DATA SHOWN:
##########

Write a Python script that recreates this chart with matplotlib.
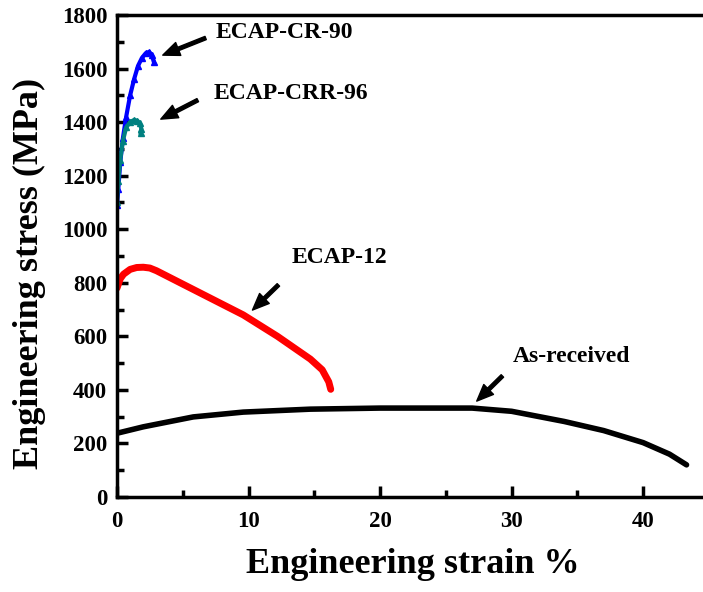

##########

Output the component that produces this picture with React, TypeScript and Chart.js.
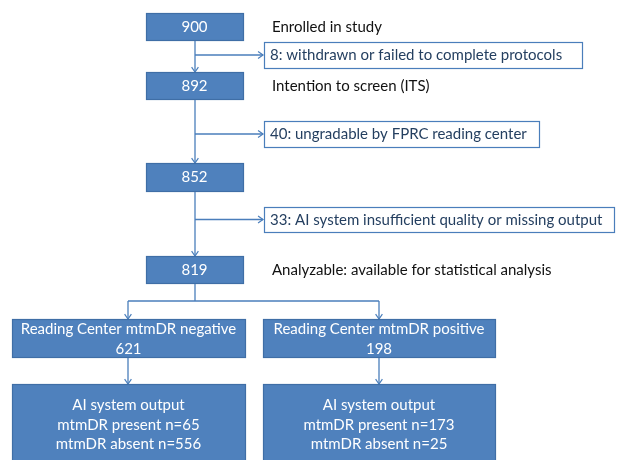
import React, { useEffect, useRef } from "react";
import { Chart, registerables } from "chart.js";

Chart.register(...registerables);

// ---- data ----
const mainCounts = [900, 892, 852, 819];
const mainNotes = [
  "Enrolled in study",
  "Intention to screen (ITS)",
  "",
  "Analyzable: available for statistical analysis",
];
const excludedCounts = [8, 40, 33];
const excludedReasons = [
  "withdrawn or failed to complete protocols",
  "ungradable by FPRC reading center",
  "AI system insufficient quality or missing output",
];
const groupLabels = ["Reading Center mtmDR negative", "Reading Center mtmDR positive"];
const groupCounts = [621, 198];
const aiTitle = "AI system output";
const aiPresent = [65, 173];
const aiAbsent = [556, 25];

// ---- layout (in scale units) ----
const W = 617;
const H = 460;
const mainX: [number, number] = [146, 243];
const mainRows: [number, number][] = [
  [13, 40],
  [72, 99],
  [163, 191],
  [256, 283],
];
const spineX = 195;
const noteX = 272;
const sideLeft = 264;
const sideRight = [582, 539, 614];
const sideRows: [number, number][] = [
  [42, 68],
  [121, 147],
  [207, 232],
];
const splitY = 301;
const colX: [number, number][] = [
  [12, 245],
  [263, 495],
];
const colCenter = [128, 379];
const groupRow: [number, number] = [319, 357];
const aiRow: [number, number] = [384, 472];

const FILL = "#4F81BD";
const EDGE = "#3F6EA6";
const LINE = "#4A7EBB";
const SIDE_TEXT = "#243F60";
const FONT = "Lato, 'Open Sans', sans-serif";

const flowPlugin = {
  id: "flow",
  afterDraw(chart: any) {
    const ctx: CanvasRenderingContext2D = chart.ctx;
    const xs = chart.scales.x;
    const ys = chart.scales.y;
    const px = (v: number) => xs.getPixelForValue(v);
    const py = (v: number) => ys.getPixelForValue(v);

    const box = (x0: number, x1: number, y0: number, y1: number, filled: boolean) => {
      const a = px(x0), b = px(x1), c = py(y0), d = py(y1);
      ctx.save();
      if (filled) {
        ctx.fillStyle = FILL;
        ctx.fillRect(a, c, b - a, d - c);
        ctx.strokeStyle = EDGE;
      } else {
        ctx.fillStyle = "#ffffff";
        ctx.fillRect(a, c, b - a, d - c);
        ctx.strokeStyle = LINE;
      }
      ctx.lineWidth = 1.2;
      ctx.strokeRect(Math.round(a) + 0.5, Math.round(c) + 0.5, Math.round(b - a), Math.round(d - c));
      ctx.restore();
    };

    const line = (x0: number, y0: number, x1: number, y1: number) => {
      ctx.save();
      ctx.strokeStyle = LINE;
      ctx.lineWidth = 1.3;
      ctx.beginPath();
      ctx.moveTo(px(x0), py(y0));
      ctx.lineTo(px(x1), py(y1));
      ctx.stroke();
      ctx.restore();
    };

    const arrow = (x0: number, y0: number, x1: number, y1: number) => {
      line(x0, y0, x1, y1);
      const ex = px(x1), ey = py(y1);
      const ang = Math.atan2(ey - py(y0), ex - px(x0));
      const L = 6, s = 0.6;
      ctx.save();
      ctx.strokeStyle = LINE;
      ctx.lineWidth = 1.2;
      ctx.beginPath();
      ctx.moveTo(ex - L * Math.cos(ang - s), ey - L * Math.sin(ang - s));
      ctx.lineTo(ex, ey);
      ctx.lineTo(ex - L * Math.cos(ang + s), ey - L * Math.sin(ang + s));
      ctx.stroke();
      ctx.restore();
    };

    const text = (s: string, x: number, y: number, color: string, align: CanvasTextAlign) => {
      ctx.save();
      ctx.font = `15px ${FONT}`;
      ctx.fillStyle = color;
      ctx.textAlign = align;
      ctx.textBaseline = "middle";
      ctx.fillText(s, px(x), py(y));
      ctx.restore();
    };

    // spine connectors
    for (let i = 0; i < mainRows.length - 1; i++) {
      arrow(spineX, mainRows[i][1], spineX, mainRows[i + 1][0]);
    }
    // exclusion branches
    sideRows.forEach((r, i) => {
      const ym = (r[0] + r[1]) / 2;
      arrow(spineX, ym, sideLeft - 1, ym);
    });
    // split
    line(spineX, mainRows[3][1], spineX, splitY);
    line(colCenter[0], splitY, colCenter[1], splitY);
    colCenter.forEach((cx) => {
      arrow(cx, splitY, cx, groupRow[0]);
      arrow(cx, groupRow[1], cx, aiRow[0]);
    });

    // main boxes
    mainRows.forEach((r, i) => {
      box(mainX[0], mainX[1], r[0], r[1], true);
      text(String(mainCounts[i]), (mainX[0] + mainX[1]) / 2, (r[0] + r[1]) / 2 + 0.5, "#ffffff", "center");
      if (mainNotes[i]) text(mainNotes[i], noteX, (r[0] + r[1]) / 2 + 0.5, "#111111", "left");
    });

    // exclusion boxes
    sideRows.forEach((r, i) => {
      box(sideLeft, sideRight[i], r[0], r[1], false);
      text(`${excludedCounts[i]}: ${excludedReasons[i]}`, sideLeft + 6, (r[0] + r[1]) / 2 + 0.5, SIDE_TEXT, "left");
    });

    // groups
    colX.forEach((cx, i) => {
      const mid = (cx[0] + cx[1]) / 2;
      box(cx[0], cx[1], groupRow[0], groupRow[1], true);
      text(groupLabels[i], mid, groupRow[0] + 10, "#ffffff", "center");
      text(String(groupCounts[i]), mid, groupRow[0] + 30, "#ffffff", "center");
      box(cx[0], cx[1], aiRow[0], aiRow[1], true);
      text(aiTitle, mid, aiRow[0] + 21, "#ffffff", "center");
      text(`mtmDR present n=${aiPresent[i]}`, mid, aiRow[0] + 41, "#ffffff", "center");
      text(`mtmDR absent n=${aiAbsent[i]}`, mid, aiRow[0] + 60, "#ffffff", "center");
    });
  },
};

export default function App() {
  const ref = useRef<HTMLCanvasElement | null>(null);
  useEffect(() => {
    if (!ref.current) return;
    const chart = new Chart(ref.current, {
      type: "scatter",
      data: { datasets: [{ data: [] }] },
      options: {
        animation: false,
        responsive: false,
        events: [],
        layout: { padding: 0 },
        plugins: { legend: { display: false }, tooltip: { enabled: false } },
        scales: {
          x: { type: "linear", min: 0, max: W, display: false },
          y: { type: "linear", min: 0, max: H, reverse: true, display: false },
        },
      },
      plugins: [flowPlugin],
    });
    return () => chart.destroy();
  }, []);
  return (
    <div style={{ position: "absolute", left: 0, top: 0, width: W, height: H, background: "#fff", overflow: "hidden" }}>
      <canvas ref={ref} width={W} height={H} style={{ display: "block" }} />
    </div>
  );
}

##########

THE PROBLEM: Skip every picture. Repeat the lines from the one with "Output the component" through the one with "Chart.register(...registerables);", both ends included.

SOLVED PROBLEM:
Output the component that produces this picture with React, TypeScript and Chart.js.
import React, { useEffect, useRef } from "react";
import { Chart, registerables } from "chart.js";

Chart.register(...registerables);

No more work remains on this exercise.